§ YOUR TASK
Retype all of the listing exactly, passing over any picture you find.

[Entries with chart source code]
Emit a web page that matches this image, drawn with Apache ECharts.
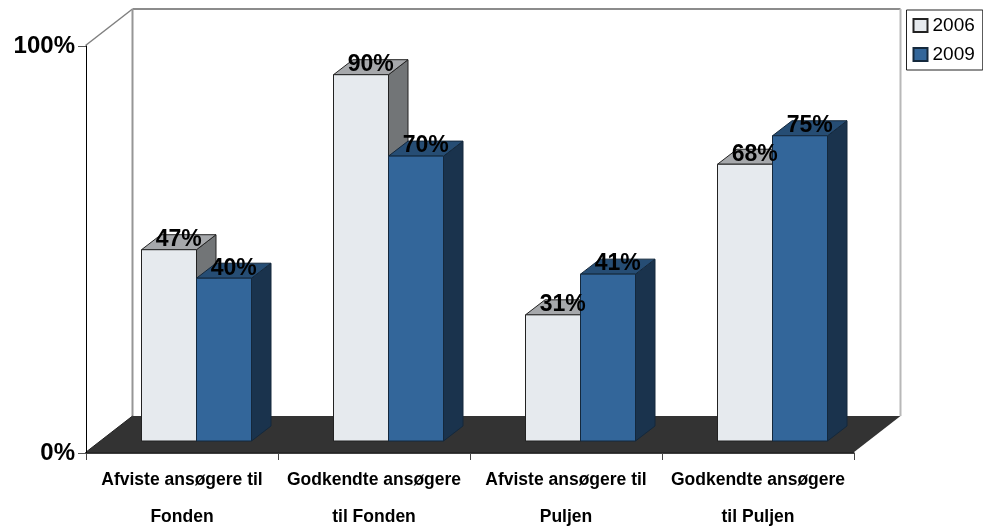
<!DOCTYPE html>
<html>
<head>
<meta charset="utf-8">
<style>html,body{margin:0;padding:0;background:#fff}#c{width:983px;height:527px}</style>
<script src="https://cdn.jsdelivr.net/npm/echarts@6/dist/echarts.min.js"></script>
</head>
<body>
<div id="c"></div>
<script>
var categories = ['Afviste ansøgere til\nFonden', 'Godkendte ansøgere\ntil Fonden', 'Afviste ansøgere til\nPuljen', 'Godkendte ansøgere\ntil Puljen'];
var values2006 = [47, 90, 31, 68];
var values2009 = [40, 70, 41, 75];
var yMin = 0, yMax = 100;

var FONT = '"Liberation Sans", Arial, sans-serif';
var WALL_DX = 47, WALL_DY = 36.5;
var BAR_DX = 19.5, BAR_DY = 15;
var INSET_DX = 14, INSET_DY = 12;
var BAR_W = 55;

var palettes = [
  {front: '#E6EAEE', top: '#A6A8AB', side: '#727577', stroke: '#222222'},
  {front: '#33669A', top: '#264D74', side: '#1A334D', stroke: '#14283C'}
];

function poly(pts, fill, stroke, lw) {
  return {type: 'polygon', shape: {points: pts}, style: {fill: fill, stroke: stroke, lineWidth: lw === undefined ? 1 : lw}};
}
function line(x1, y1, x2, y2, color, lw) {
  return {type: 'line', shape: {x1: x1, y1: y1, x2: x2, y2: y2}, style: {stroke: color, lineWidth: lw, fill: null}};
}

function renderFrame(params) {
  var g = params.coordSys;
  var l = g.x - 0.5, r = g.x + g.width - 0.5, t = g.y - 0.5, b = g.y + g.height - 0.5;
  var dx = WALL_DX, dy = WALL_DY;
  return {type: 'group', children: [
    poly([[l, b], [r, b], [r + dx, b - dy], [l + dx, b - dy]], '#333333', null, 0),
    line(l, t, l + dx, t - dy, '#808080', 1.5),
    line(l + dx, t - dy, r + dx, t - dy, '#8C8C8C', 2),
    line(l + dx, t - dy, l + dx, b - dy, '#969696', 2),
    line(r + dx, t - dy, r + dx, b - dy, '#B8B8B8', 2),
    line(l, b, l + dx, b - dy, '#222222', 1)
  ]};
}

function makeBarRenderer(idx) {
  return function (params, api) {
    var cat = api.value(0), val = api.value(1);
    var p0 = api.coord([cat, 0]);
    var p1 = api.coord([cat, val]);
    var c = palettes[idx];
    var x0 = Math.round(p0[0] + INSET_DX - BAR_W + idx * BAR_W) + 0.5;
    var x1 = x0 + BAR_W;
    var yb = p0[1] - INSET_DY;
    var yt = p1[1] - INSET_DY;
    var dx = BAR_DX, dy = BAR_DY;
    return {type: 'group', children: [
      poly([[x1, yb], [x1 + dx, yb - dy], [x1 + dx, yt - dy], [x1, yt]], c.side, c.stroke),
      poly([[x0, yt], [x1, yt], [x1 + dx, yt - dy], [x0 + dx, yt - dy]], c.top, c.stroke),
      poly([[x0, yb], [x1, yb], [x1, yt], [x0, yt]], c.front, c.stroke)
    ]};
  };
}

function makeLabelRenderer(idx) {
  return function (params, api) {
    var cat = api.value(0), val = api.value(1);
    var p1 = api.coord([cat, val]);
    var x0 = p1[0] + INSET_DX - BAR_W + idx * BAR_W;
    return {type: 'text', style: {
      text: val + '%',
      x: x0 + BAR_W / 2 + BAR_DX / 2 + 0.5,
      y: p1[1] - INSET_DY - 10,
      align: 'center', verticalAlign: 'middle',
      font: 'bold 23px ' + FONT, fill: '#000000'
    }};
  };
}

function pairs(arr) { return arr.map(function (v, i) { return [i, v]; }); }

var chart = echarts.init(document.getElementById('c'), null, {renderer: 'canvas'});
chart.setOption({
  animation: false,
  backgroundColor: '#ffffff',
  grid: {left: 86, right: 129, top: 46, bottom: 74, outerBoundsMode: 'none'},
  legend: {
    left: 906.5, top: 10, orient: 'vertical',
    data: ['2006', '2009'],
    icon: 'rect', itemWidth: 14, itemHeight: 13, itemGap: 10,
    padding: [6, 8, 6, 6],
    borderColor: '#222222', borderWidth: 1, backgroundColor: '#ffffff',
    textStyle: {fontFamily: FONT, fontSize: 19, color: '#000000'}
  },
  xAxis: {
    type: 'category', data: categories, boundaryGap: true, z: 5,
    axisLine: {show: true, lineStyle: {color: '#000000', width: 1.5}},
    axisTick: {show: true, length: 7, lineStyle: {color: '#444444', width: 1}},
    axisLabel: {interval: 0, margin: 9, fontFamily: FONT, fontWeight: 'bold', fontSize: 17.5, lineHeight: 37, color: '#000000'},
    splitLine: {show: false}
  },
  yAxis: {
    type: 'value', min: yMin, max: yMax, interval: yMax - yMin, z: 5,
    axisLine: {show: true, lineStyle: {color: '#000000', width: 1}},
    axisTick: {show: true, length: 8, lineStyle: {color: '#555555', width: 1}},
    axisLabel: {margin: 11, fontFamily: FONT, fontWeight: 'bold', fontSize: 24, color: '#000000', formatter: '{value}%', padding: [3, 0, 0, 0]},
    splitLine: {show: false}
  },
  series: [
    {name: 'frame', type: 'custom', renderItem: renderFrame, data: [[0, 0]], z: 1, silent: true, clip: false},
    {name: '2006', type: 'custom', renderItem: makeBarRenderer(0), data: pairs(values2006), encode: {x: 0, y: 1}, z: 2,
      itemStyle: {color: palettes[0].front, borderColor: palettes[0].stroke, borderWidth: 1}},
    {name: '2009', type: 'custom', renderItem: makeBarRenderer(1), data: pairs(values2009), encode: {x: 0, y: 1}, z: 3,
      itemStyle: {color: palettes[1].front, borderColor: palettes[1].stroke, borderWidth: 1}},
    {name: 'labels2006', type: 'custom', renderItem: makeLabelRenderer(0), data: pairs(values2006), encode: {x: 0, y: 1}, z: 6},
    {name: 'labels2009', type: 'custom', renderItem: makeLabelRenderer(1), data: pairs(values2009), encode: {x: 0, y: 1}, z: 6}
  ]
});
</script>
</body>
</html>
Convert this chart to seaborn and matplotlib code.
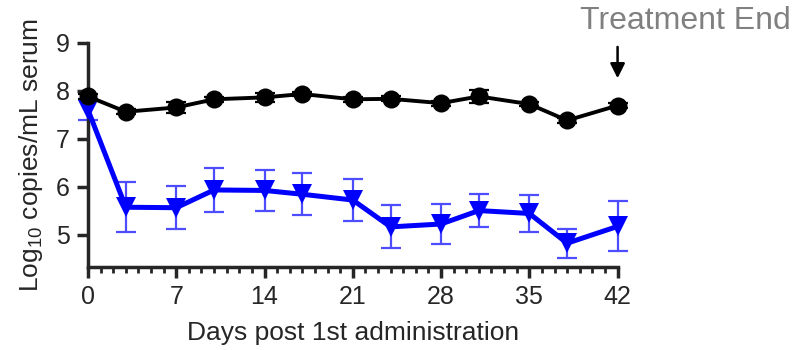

§ SOLUTION FOR THIS PROBLEM
Emit a web page that matches this image, drawn with Apache ECharts.
<!DOCTYPE html>
<html>
<head>
<meta charset="utf-8">
<style>html,body{margin:0;padding:0;background:#fff}#c{width:983px;height:527px}</style>
<script src="https://cdn.jsdelivr.net/npm/echarts@6/dist/echarts.min.js"></script>
</head>
<body>
<div id="c"></div>
<script>
var categories = ['Afviste ansøgere til\nFonden', 'Godkendte ansøgere\ntil Fonden', 'Afviste ansøgere til\nPuljen', 'Godkendte ansøgere\ntil Puljen'];
var values2006 = [47, 90, 31, 68];
var values2009 = [40, 70, 41, 75];
var yMin = 0, yMax = 100;

var FONT = '"Liberation Sans", Arial, sans-serif';
var WALL_DX = 47, WALL_DY = 36.5;
var BAR_DX = 19.5, BAR_DY = 15;
var INSET_DX = 14, INSET_DY = 12;
var BAR_W = 55;

var palettes = [
  {front: '#E6EAEE', top: '#A6A8AB', side: '#727577', stroke: '#222222'},
  {front: '#33669A', top: '#264D74', side: '#1A334D', stroke: '#14283C'}
];

function poly(pts, fill, stroke, lw) {
  return {type: 'polygon', shape: {points: pts}, style: {fill: fill, stroke: stroke, lineWidth: lw === undefined ? 1 : lw}};
}
function line(x1, y1, x2, y2, color, lw) {
  return {type: 'line', shape: {x1: x1, y1: y1, x2: x2, y2: y2}, style: {stroke: color, lineWidth: lw, fill: null}};
}

function renderFrame(params) {
  var g = params.coordSys;
  var l = g.x - 0.5, r = g.x + g.width - 0.5, t = g.y - 0.5, b = g.y + g.height - 0.5;
  var dx = WALL_DX, dy = WALL_DY;
  return {type: 'group', children: [
    poly([[l, b], [r, b], [r + dx, b - dy], [l + dx, b - dy]], '#333333', null, 0),
    line(l, t, l + dx, t - dy, '#808080', 1.5),
    line(l + dx, t - dy, r + dx, t - dy, '#8C8C8C', 2),
    line(l + dx, t - dy, l + dx, b - dy, '#969696', 2),
    line(r + dx, t - dy, r + dx, b - dy, '#B8B8B8', 2),
    line(l, b, l + dx, b - dy, '#222222', 1)
  ]};
}

function makeBarRenderer(idx) {
  return function (params, api) {
    var cat = api.value(0), val = api.value(1);
    var p0 = api.coord([cat, 0]);
    var p1 = api.coord([cat, val]);
    var c = palettes[idx];
    var x0 = Math.round(p0[0] + INSET_DX - BAR_W + idx * BAR_W) + 0.5;
    var x1 = x0 + BAR_W;
    var yb = p0[1] - INSET_DY;
    var yt = p1[1] - INSET_DY;
    var dx = BAR_DX, dy = BAR_DY;
    return {type: 'group', children: [
      poly([[x1, yb], [x1 + dx, yb - dy], [x1 + dx, yt - dy], [x1, yt]], c.side, c.stroke),
      poly([[x0, yt], [x1, yt], [x1 + dx, yt - dy], [x0 + dx, yt - dy]], c.top, c.stroke),
      poly([[x0, yb], [x1, yb], [x1, yt], [x0, yt]], c.front, c.stroke)
    ]};
  };
}

function makeLabelRenderer(idx) {
  return function (params, api) {
    var cat = api.value(0), val = api.value(1);
    var p1 = api.coord([cat, val]);
    var x0 = p1[0] + INSET_DX - BAR_W + idx * BAR_W;
    return {type: 'text', style: {
      text: val + '%',
      x: x0 + BAR_W / 2 + BAR_DX / 2 + 0.5,
      y: p1[1] - INSET_DY - 10,
      align: 'center', verticalAlign: 'middle',
      font: 'bold 23px ' + FONT, fill: '#000000'
    }};
  };
}

function pairs(arr) { return arr.map(function (v, i) { return [i, v]; }); }

var chart = echarts.init(document.getElementById('c'), null, {renderer: 'canvas'});
chart.setOption({
  animation: false,
  backgroundColor: '#ffffff',
  grid: {left: 86, right: 129, top: 46, bottom: 74, outerBoundsMode: 'none'},
  legend: {
    left: 906.5, top: 10, orient: 'vertical',
    data: ['2006', '2009'],
    icon: 'rect', itemWidth: 14, itemHeight: 13, itemGap: 10,
    padding: [6, 8, 6, 6],
    borderColor: '#222222', borderWidth: 1, backgroundColor: '#ffffff',
    textStyle: {fontFamily: FONT, fontSize: 19, color: '#000000'}
  },
  xAxis: {
    type: 'category', data: categories, boundaryGap: true, z: 5,
    axisLine: {show: true, lineStyle: {color: '#000000', width: 1.5}},
    axisTick: {show: true, length: 7, lineStyle: {color: '#444444', width: 1}},
    axisLabel: {interval: 0, margin: 9, fontFamily: FONT, fontWeight: 'bold', fontSize: 17.5, lineHeight: 37, color: '#000000'},
    splitLine: {show: false}
  },
  yAxis: {
    type: 'value', min: yMin, max: yMax, interval: yMax - yMin, z: 5,
    axisLine: {show: true, lineStyle: {color: '#000000', width: 1}},
    axisTick: {show: true, length: 8, lineStyle: {color: '#555555', width: 1}},
    axisLabel: {margin: 11, fontFamily: FONT, fontWeight: 'bold', fontSize: 24, color: '#000000', formatter: '{value}%', padding: [3, 0, 0, 0]},
    splitLine: {show: false}
  },
  series: [
    {name: 'frame', type: 'custom', renderItem: renderFrame, data: [[0, 0]], z: 1, silent: true, clip: false},
    {name: '2006', type: 'custom', renderItem: makeBarRenderer(0), data: pairs(values2006), encode: {x: 0, y: 1}, z: 2,
      itemStyle: {color: palettes[0].front, borderColor: palettes[0].stroke, borderWidth: 1}},
    {name: '2009', type: 'custom', renderItem: makeBarRenderer(1), data: pairs(values2009), encode: {x: 0, y: 1}, z: 3,
      itemStyle: {color: palettes[1].front, borderColor: palettes[1].stroke, borderWidth: 1}},
    {name: 'labels2006', type: 'custom', renderItem: makeLabelRenderer(0), data: pairs(values2006), encode: {x: 0, y: 1}, z: 6},
    {name: 'labels2009', type: 'custom', renderItem: makeLabelRenderer(1), data: pairs(values2009), encode: {x: 0, y: 1}, z: 6}
  ]
});
</script>
</body>
</html>
Convert this chart to seaborn and matplotlib code.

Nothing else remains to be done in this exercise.